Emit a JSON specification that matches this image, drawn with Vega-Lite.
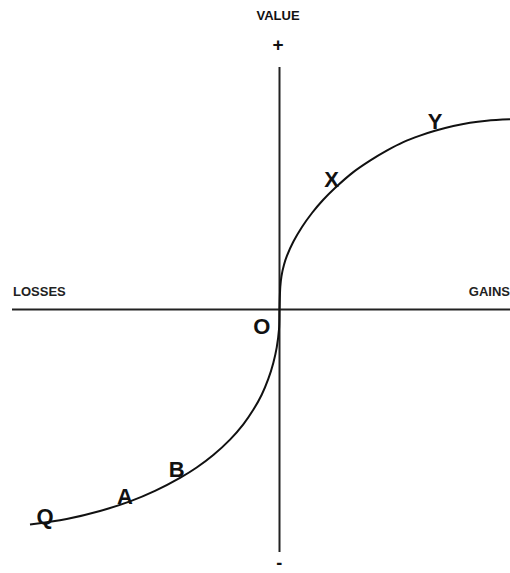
{
  "$schema": "https://vega.github.io/schema/vega-lite/v6.json",
  "width": 510,
  "height": 573,
  "autosize": {"type": "none"},
  "padding": 0,
  "background": "white",
  "config": {"view": {"stroke": null}},
  "datasets": {
    "curve": [
      {"gain": -249.5, "value": -215},
      {"gain": -212.8, "value": -209.5},
      {"gain": -179.5, "value": -201.5},
      {"gain": -149.5, "value": -191.9},
      {"gain": -124.5, "value": -181.4},
      {"gain": -99.5, "value": -168.4},
      {"gain": -82.8, "value": -158},
      {"gain": -66.2, "value": -145.5},
      {"gain": -49.5, "value": -130.1},
      {"gain": -36.2, "value": -114.8},
      {"gain": -26.2, "value": -100.3},
      {"gain": -17.8, "value": -85.2},
      {"gain": -11.2, "value": -69.4},
      {"gain": -6.2, "value": -53.4},
      {"gain": -2.8, "value": -38.1},
      {"gain": -0.5, "value": -19.7},
      {"gain": 0, "value": 0},
      {"gain": 0.8, "value": 22.7},
      {"gain": 2, "value": 33.5},
      {"gain": 4.5, "value": 44.8},
      {"gain": 7.5, "value": 53.8},
      {"gain": 13.8, "value": 67.7},
      {"gain": 22.5, "value": 82.5},
      {"gain": 32.5, "value": 96.5},
      {"gain": 43.5, "value": 109.5},
      {"gain": 55.5, "value": 121.5},
      {"gain": 73.8, "value": 137.4},
      {"gain": 90.5, "value": 148.9},
      {"gain": 107.2, "value": 158.9},
      {"gain": 123.8, "value": 167.4},
      {"gain": 140.5, "value": 173.9},
      {"gain": 155.5, "value": 178.7},
      {"gain": 173.8, "value": 183.5},
      {"gain": 190.5, "value": 186.8},
      {"gain": 207.2, "value": 188.8},
      {"gain": 230.5, "value": 190.2}
    ],
    "axes": [
      {"x1": -267.5, "x2": 230.5, "y1": 0, "y2": 0},
      {"x1": 0, "x2": 0, "y1": 242.5, "y2": -242.5}
    ],
    "points": [
      {"label": "O", "gain": -17.8, "value": -17.8},
      {"label": "X", "gain": 52.2, "value": 129.5},
      {"label": "Y", "gain": 155.5, "value": 187.8},
      {"label": "Q", "gain": -234.5, "value": -207.2},
      {"label": "A", "gain": -154.5, "value": -187.2},
      {"label": "B", "gain": -102.8, "value": -160.5}
    ],
    "sides": [
      {"label": "LOSSES", "gain": -266.5, "value": 17.8, "align": "left"},
      {"label": "GAINS", "gain": 230.5, "value": 17.8, "align": "right"}
    ],
    "top": [
      {"label": "VALUE", "gain": -1.5, "value": 293.8, "size": 13},
      {"label": "+", "gain": -1.5, "value": 264.5, "size": 19}
    ],
    "bottom": [
      {"label": "-", "gain": -0.2, "value": -263.5}
    ]
  },
  "layer": [
    {
      "data": {"name": "axes"},
      "mark": {"type": "rule", "color": "#222", "strokeWidth": 2},
      "encoding": {
        "x": {"field": "x1", "type": "quantitative", "scale": {"domain": [-279.5, 230.5], "nice": false, "zero": false}, "axis": null},
        "x2": {"field": "x2"},
        "y": {"field": "y1", "type": "quantitative", "scale": {"domain": [-263.5, 309.5], "nice": false, "zero": false}, "axis": null},
        "y2": {"field": "y2"}
      }
    },
    {
      "data": {"name": "curve"},
      "mark": {"type": "line", "color": "#111", "strokeWidth": 2, "interpolate": "catmull-rom"},
      "encoding": {
        "x": {"field": "gain", "type": "quantitative"},
        "y": {"field": "value", "type": "quantitative"}
      }
    },
    {
      "data": {"name": "points"},
      "mark": {"type": "text", "font": "Liberation Sans", "fontWeight": "bold", "fontSize": 22, "color": "#111", "baseline": "middle", "align": "center"},
      "encoding": {
        "x": {"field": "gain", "type": "quantitative"},
        "y": {"field": "value", "type": "quantitative"},
        "text": {"field": "label"}
      }
    },
    {
      "data": {"name": "sides"},
      "transform": [{"filter": "datum.align == 'left'"}],
      "mark": {"type": "text", "font": "Liberation Sans", "fontWeight": "bold", "fontSize": 13, "color": "#222", "baseline": "middle", "align": "left"},
      "encoding": {
        "x": {"field": "gain", "type": "quantitative"},
        "y": {"field": "value", "type": "quantitative"},
        "text": {"field": "label"}
      }
    },
    {
      "data": {"name": "sides"},
      "transform": [{"filter": "datum.align == 'right'"}],
      "mark": {"type": "text", "font": "Liberation Sans", "fontWeight": "bold", "fontSize": 13, "color": "#222", "baseline": "middle", "align": "right"},
      "encoding": {
        "x": {"field": "gain", "type": "quantitative"},
        "y": {"field": "value", "type": "quantitative"},
        "text": {"field": "label"}
      }
    },
    {
      "data": {"name": "top"},
      "mark": {"type": "text", "font": "Liberation Sans", "fontWeight": "bold", "color": "#111", "baseline": "middle", "align": "center"},
      "encoding": {
        "x": {"field": "gain", "type": "quantitative"},
        "y": {"field": "value", "type": "quantitative"},
        "text": {"field": "label"},
        "size": {"field": "size", "type": "quantitative", "scale": null}
      }
    },
    {
      "data": {"name": "bottom"},
      "mark": {"type": "text", "font": "Liberation Sans", "fontWeight": "bold", "fontSize": 18, "color": "#111", "baseline": "bottom", "align": "center"},
      "encoding": {
        "x": {"field": "gain", "type": "quantitative"},
        "y": {"field": "value", "type": "quantitative"},
        "text": {"field": "label"}
      }
    }
  ]
}
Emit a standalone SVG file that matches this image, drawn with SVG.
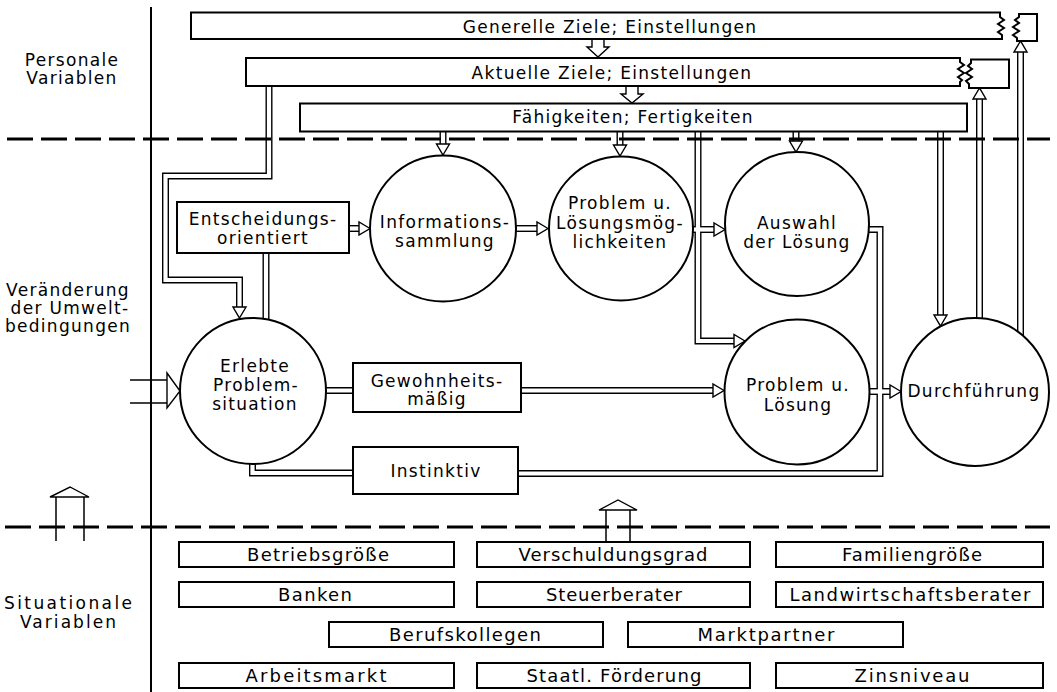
<svg xmlns="http://www.w3.org/2000/svg" xmlns:xlink="http://www.w3.org/1999/xlink" width="1057" height="692" viewBox="0 0 1057 692">
<style>
.box{fill:#fff;stroke:#000;stroke-width:2}
.circ{fill:#fff;stroke:#000;stroke-width:2}
.t{font-family:"DejaVu Sans",sans-serif;font-size:17px;letter-spacing:1.3px;text-anchor:middle;fill:#000}
.b{font-family:"DejaVu Sans",sans-serif;font-size:18px;text-anchor:middle;fill:#000}
.bl{font-family:"DejaVu Sans",sans-serif;font-size:17px;text-anchor:middle;fill:#000}
.outer use{fill:none;stroke:#000;stroke-width:7;stroke-linejoin:miter}
.inner use{fill:none;stroke:#fff;stroke-width:4.2;stroke-linejoin:miter}
.ah{fill:#fff;stroke:#000;stroke-width:1.4;stroke-linejoin:miter}
.single{fill:none;stroke:#000;stroke-width:1.5}
.dash{fill:none;stroke:#000;stroke-width:3;stroke-dasharray:26 8}
.rule{fill:none;stroke:#000;stroke-width:2}
</style>
<defs>
<path id="ah" d="M0,0 L-11,-6.5 L-11,6.5 Z"/>
<path id="p1" d="M269,86 V176 H165.5 V280 H239.5 V310"/>
<path id="p2" d="M443,131 V147"/>
<path id="p3" d="M620,131 V148"/>
<path id="p4" d="M796,131 V144"/>
<path id="p5" d="M698,131 V341 H737"/>
<path id="p6" d="M688,229.5 H717"/>
<path id="p7" d="M349,228.5 H362"/>
<path id="p8" d="M512,228.5 H540"/>
<path id="p9" d="M266,253 V322"/>
<path id="p10" d="M322,390.5 H355"/>
<path id="p11" d="M519,390.5 H716"/>
<path id="p12" d="M252.5,460 V473 H355"/>
<path id="p13" d="M864,229.5 H880 V473.5 H516"/>
<path id="p14" d="M864,391.5 H893"/>
<path id="p15" d="M940.5,131 V318"/>
<path id="p16" d="M979.5,322 V96"/>
<path id="p17" d="M1020.5,338 V49"/>
</defs>
<rect width="1057" height="692" fill="#fff"/>
<path class="rule" d="M151,7 V692"/>
<g id="connectors">
<g class="outer">
<use xlink:href="#p1"/><use xlink:href="#p2"/><use xlink:href="#p3"/><use xlink:href="#p4"/><use xlink:href="#p5"/><use xlink:href="#p6"/><use xlink:href="#p7"/><use xlink:href="#p8"/><use xlink:href="#p9"/><use xlink:href="#p10"/><use xlink:href="#p11"/><use xlink:href="#p12"/><use xlink:href="#p13"/><use xlink:href="#p14"/><use xlink:href="#p15"/><use xlink:href="#p16"/><use xlink:href="#p17"/>
</g>
<g class="inner">
<use xlink:href="#p1"/><use xlink:href="#p2"/><use xlink:href="#p3"/><use xlink:href="#p4"/><use xlink:href="#p5"/><use xlink:href="#p6"/><use xlink:href="#p7"/><use xlink:href="#p8"/><use xlink:href="#p9"/><use xlink:href="#p10"/><use xlink:href="#p11"/><use xlink:href="#p12"/><use xlink:href="#p13"/><use xlink:href="#p14"/><use xlink:href="#p15"/><use xlink:href="#p16"/><use xlink:href="#p17"/>
</g>
<g class="ah">
<use xlink:href="#ah" transform="translate(239.5,318) rotate(90)"/>
<use xlink:href="#ah" transform="translate(443,155) rotate(90)"/>
<use xlink:href="#ah" transform="translate(620,156) rotate(90)"/>
<use xlink:href="#ah" transform="translate(796,152) rotate(90)"/>
<use xlink:href="#ah" transform="translate(745,341)"/>
<use xlink:href="#ah" transform="translate(725,229.5)"/>
<use xlink:href="#ah" transform="translate(370,228.5)"/>
<use xlink:href="#ah" transform="translate(548,228.5)"/>
<use xlink:href="#ah" transform="translate(724,390.5)"/>
<use xlink:href="#ah" transform="translate(901,391.5)"/>
<use xlink:href="#ah" transform="translate(940.5,326) rotate(90)"/>
<use xlink:href="#ah" transform="translate(979.5,88) rotate(-90)"/>
<use xlink:href="#ah" transform="translate(1020.5,41) rotate(-90)"/>
</g>
<path class="ah" d="M592,38 H604 V47 H609 L598,57 L587,47 H592 Z"/>
<path class="ah" d="M626,85 H638 V94 H643 L632,103 L621,94 H626 Z"/>
<path class="single" d="M130,380 H168 M130,403 H168"/>
<path class="ah" d="M167,373 L180,391 L167,408 Z"/>
<path class="single" d="M56,497 V541 M84,497 V541 M606,510 V541 M630,510 V541"/>
<path class="ah" d="M50,497 L70,487 L89,497 Z"/>
<path class="ah" d="M599,510 L618,500 L637,510 Z"/>
</g>
<g id="generelle">
<path class="box" d="M191,12.5 H1000 V17 L1004,20 L998,24 L1004,28 L998,32 L1002,35 V39 H191 Z"/>
<path class="box" d="M1019,14 H1037 V41 H1017 V38 L1013,35 L1019,31 L1013,27 L1019,23 L1015,20 L1019,17 Z"/>
<text class="t" x="610" y="33">Generelle Ziele; Einstellungen</text>
</g>
<g id="aktuelle">
<path class="box" d="M246,58 H960 V62 L964,65 L958,69 L964,73 L958,77 L962,80 L960,82 V86 H246 Z"/>
<path class="box" d="M971,59.5 H1009 V88 H969 V84 L966,81 L972,77 L966,73 L972,69 L968,66 L971,63 Z"/>
<text class="t" x="612" y="79">Aktuelle Ziele; Einstellungen</text>
</g>
<g id="faehigkeiten">
<rect class="box" x="300" y="103.5" width="667" height="28"/>
<text class="t" x="633" y="123">Fähigkeiten; Fertigkeiten</text>
</g>
<g id="entscheidung">
<rect class="box" x="177" y="202" width="172" height="51"/>
<text class="t" x="263" y="225">Entscheidungs-</text>
<text class="t" x="263" y="244">orientiert</text>
</g>
<g id="information">
<circle class="circ" cx="443" cy="228.5" r="73"/>
<text class="t" x="445" y="228">Informations-</text>
<text class="t" x="445" y="247">sammlung</text>
</g>
<g id="loesungsmoeglichkeiten">
<circle class="circ" cx="621" cy="228.5" r="72"/>
<text class="t" x="620" y="209">Problem u.</text>
<text class="t" x="620" y="229">Lösungsmög-</text>
<text class="t" x="620" y="248">lichkeiten</text>
</g>
<g id="auswahl">
<circle class="circ" cx="797" cy="224" r="72"/>
<text class="t" x="797" y="229">Auswahl</text>
<text class="t" x="797" y="248">der Lösung</text>
</g>
<g id="erlebte">
<circle class="circ" cx="253" cy="391" r="73"/>
<text class="t" x="255" y="372">Erlebte</text>
<text class="t" x="256" y="391">Problem-</text>
<text class="t" x="255" y="410">situation</text>
</g>
<g id="gewohnheit">
<rect class="box" x="353" y="363" width="168" height="49"/>
<text class="t" x="437" y="386.5">Gewohnheits-</text>
<text class="t" x="437" y="405">mäßig</text>
</g>
<g id="instinktiv">
<rect class="box" x="353" y="447" width="165" height="47"/>
<text class="t" x="436" y="477">Instinktiv</text>
</g>
<g id="problemloesung">
<circle class="circ" cx="797" cy="392" r="72.5"/>
<text class="t" x="798" y="391">Problem u.</text>
<text class="t" x="798" y="411">Lösung</text>
</g>
<g id="durchfuehrung">
<circle class="circ" cx="975" cy="392" r="74"/>
<text class="t" x="974" y="397">Durchführung</text>
</g>
<path class="dash" d="M7,139 H1050"/>
<path class="dash" d="M5,527 H1050"/>
<g id="labels">
<text class="t" x="72" y="66">Personale</text>
<text class="t" x="72" y="84">Variablen</text>
<text class="t" x="68" y="296">Veränderung</text>
<text class="t" x="70" y="314">der Umwelt-</text>
<text class="t" x="68" y="332">bedingungen</text>
<text class="bl" x="68" y="609" textLength="128" lengthAdjust="spacing">Situationale</text>
<text class="bl" x="68" y="628" textLength="96" lengthAdjust="spacing">Variablen</text>
</g>
<g id="situational">
<g id="betriebsgroesse"><rect class="box" x="179" y="542" width="275" height="25"/><text class="b" x="318" y="561" textLength="142" lengthAdjust="spacing">Betriebsgröße</text></g>
<g id="verschuldungsgrad"><rect class="box" x="477" y="542" width="273" height="25"/><text class="b" x="613" y="561" textLength="189" lengthAdjust="spacing">Verschuldungsgrad</text></g>
<g id="familiengroesse"><rect class="box" x="776" y="542" width="267" height="25"/><text class="b" x="912" y="561" textLength="140" lengthAdjust="spacing">Familiengröße</text></g>
<g id="banken"><rect class="box" x="179" y="582" width="275" height="25"/><text class="b" x="315" y="601" textLength="74" lengthAdjust="spacing">Banken</text></g>
<g id="steuerberater"><rect class="box" x="477" y="582" width="273" height="25"/><text class="b" x="614" y="601" textLength="136" lengthAdjust="spacing">Steuerberater</text></g>
<g id="landwirtschaftsberater"><rect class="box" x="776" y="582" width="267" height="25"/><text class="b" x="910" y="601" textLength="241" lengthAdjust="spacing">Landwirtschaftsberater</text></g>
<g id="berufskollegen"><rect class="box" x="329" y="622" width="274" height="25"/><text class="b" x="465" y="641" textLength="152" lengthAdjust="spacing">Berufskollegen</text></g>
<g id="marktpartner"><rect class="box" x="628" y="622" width="275" height="25"/><text class="b" x="766" y="641" textLength="137" lengthAdjust="spacing">Marktpartner</text></g>
<g id="arbeitsmarkt"><rect class="box" x="179" y="663" width="275" height="25"/><text class="b" x="316" y="682" textLength="141" lengthAdjust="spacing">Arbeitsmarkt</text></g>
<g id="foerderung"><rect class="box" x="477" y="663" width="273" height="25"/><text class="b" x="614" y="682" textLength="175" lengthAdjust="spacing">Staatl. Förderung</text></g>
<g id="zinsniveau"><rect class="box" x="776" y="663" width="267" height="25"/><text class="b" x="912" y="682" textLength="115" lengthAdjust="spacing">Zinsniveau</text></g>
</g>
</svg>
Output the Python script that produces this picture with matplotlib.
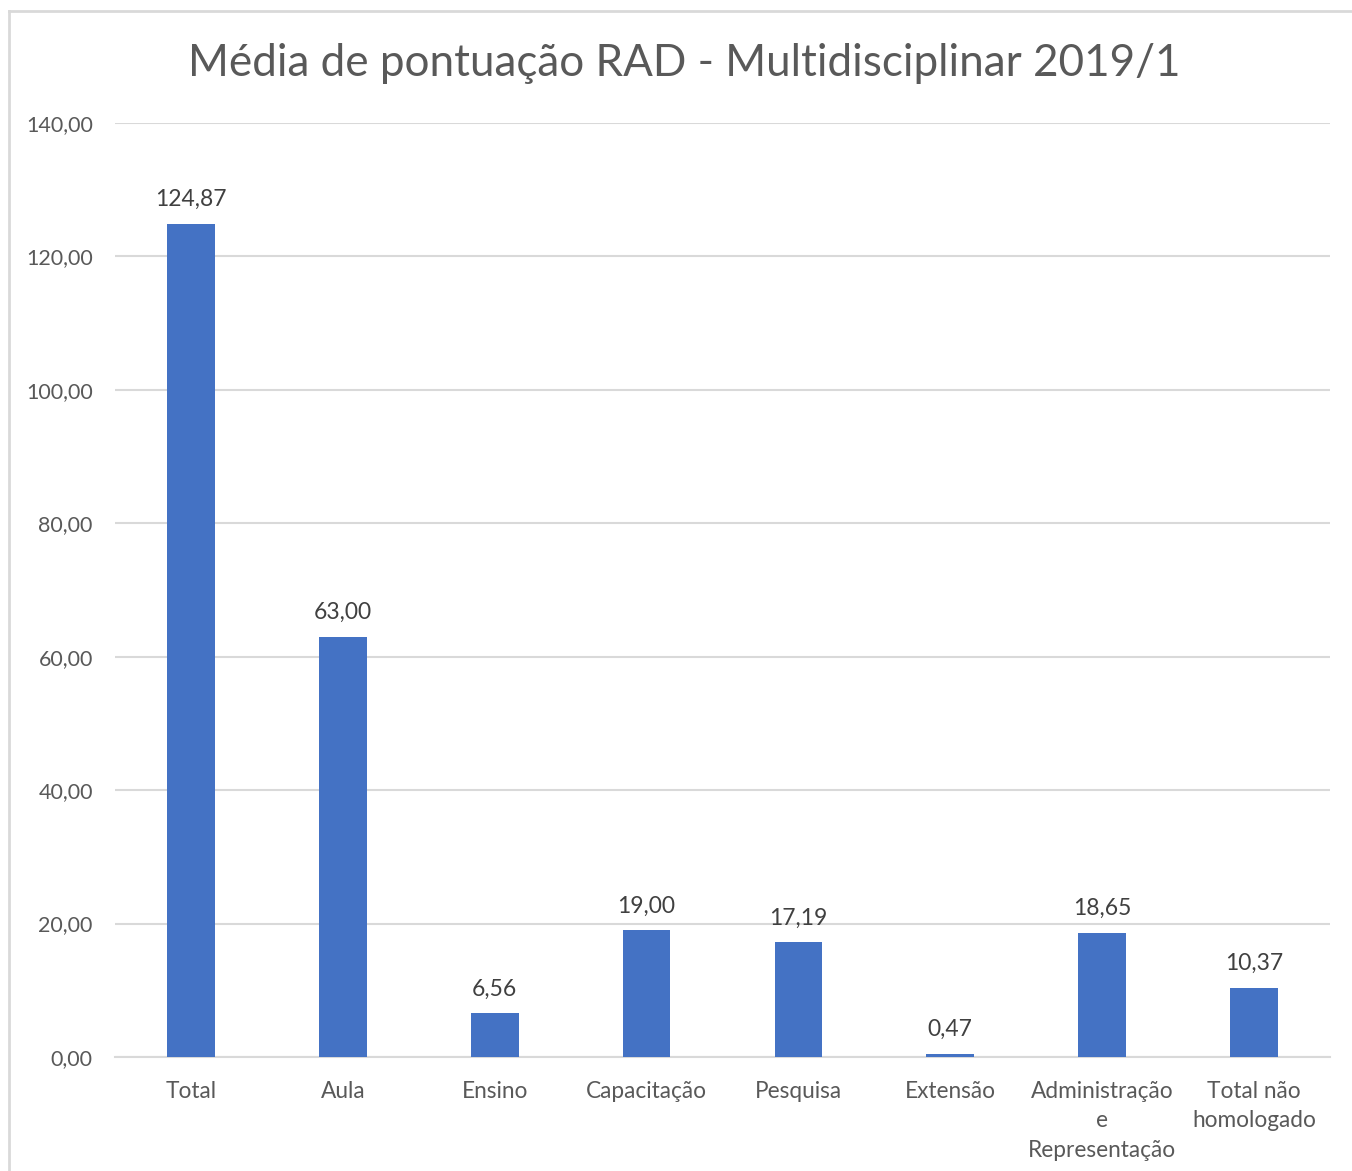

● ● ● ●

**Given instruction**:
Your answer should be a single number: the count of lines that contain "drawn".

**Task output**:
2